Reproduce the first line and every line after it, exactly, through the one containing "import seaborn as sns". Leave out the rest.

════════════════

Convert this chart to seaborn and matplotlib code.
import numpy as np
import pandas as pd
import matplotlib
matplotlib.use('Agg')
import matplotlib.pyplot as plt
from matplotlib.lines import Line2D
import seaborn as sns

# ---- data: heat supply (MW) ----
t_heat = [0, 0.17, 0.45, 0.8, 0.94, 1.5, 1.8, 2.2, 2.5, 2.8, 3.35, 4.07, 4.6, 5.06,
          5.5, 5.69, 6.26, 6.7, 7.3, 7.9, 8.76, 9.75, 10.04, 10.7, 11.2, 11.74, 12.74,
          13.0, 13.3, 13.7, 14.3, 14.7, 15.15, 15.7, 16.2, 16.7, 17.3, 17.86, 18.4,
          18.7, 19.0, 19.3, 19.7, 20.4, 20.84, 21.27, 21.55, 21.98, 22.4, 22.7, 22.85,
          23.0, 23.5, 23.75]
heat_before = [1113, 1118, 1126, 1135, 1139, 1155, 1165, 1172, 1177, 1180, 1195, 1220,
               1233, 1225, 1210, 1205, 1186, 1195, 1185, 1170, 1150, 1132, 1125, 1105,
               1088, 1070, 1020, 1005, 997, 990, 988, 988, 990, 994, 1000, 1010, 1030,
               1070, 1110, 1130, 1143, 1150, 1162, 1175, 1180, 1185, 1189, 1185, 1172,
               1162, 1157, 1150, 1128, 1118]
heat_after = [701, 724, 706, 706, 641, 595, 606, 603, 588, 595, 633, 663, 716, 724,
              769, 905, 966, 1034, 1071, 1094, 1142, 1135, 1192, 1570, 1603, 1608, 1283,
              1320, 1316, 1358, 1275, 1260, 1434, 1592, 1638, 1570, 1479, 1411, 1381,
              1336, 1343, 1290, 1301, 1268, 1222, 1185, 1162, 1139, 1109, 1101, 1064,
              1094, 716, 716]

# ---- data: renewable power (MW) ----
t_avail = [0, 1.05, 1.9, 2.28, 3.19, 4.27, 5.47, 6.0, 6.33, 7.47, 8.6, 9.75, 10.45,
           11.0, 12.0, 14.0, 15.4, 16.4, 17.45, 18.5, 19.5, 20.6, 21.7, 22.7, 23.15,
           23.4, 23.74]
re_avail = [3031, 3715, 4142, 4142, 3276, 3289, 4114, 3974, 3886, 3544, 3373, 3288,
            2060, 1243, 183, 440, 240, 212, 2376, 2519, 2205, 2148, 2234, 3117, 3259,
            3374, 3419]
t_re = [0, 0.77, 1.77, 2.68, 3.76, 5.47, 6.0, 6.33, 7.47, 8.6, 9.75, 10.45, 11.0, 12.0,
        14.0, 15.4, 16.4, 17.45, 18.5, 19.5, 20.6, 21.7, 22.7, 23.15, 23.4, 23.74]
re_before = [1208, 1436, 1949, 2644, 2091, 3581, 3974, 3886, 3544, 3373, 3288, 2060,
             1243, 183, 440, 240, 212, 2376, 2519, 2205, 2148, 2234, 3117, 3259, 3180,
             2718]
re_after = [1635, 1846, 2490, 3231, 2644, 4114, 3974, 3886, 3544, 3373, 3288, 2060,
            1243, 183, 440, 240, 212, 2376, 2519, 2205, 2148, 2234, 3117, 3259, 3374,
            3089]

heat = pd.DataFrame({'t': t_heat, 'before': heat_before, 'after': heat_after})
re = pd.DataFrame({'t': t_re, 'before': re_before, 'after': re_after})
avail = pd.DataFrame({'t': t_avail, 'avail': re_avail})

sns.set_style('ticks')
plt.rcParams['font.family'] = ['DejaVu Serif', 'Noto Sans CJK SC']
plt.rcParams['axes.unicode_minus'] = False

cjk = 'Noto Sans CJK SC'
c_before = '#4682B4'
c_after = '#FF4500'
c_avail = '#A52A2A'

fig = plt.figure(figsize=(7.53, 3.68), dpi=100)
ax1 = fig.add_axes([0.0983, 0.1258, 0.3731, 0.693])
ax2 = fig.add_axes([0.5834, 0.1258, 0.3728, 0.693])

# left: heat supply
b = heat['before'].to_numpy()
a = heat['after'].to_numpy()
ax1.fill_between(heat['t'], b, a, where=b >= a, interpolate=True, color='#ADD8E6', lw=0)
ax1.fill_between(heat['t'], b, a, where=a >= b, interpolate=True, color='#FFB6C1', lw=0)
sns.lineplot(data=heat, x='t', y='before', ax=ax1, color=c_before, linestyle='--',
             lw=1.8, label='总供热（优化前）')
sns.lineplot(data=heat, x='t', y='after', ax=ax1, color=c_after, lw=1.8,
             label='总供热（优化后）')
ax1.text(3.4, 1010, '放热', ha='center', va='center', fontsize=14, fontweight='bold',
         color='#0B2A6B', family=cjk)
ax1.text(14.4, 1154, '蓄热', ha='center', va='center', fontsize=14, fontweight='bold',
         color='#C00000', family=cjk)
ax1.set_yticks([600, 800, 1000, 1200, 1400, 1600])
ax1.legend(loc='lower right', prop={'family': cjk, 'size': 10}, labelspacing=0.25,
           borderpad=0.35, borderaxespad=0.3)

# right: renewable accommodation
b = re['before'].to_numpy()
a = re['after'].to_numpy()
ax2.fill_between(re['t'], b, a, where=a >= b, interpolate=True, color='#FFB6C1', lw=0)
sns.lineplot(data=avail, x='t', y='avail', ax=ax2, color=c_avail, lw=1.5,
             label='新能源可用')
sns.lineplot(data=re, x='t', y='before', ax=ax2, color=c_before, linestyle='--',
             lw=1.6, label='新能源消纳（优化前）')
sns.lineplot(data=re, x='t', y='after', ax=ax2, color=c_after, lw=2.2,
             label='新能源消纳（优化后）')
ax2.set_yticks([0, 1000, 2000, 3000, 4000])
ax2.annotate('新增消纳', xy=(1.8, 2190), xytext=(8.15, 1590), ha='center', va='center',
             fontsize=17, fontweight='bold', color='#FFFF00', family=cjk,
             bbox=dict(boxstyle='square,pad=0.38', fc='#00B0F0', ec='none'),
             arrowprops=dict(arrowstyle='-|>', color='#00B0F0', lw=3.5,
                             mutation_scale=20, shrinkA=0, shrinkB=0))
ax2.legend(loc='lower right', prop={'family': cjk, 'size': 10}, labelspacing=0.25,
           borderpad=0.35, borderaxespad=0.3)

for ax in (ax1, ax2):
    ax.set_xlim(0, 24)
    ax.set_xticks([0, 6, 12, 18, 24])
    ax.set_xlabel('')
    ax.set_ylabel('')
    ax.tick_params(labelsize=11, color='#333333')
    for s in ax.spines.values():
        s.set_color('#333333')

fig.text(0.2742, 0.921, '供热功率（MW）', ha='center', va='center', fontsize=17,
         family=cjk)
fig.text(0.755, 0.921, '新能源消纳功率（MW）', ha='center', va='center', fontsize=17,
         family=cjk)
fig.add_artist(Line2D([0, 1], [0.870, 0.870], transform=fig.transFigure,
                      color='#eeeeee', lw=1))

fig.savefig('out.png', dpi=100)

════════════════

■ SOLUTION TO THIS PROBLEM:
Convert this chart to seaborn and matplotlib code.
import numpy as np
import pandas as pd
import matplotlib
matplotlib.use('Agg')
import matplotlib.pyplot as plt
from matplotlib.lines import Line2D
import seaborn as sns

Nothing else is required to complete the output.